In other words, doing any of the following in the country:
Development, operations, maintenance, community building, events, conferences…
All fall under “illegal activities.”
But in reality:
As long as you keep a low profile, don’t scam people, and don’t handle large-scale fund flows, they generally won’t go out of their way to cause you trouble. This is the “If the people don’t report, the officials don’t investigate” principle.
"Stablecoins pose the highest risk"—this is the core point.
Why?
Because stablecoins bypass foreign exchange controls. It’s like:
Quietly building an “unregulated mini-dollar system” inside the country. This is extremely sensitive for the authorities, so enforcement is very strict.
To sum up the impact, in my opinion it won’t be significant, because:
Everything that can be regulated has already been regulated, and industry players have moved overseas.
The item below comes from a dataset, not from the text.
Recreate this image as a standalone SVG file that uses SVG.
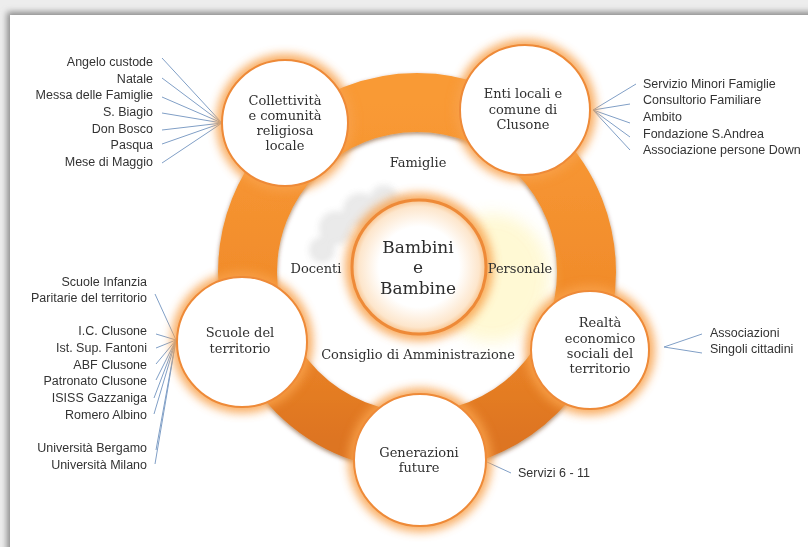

The market has long given up hope on mainland policies; funds and trading are mainly offshore. This is more of a stance than a destructive blow.
What you need to pay attention to:
Don’t publicly promote crypto domestically, don’t show off wealth, don’t hype things up, don’t participate in gray-market OTC or fund splitting, don’t engage in large-scale cross-border capital flows, and don’t cross content red lines as a content creator. Staying low-key is the best protection.
One final summary:
This policy won’t crash the market or change the bull-bear cycle, but it does reinforce one thing:
“Domestic prohibition, overseas activity” will be the long-term status quo. Stay low-key, know your boundaries, don’t touch gray areas—this is the safest approach.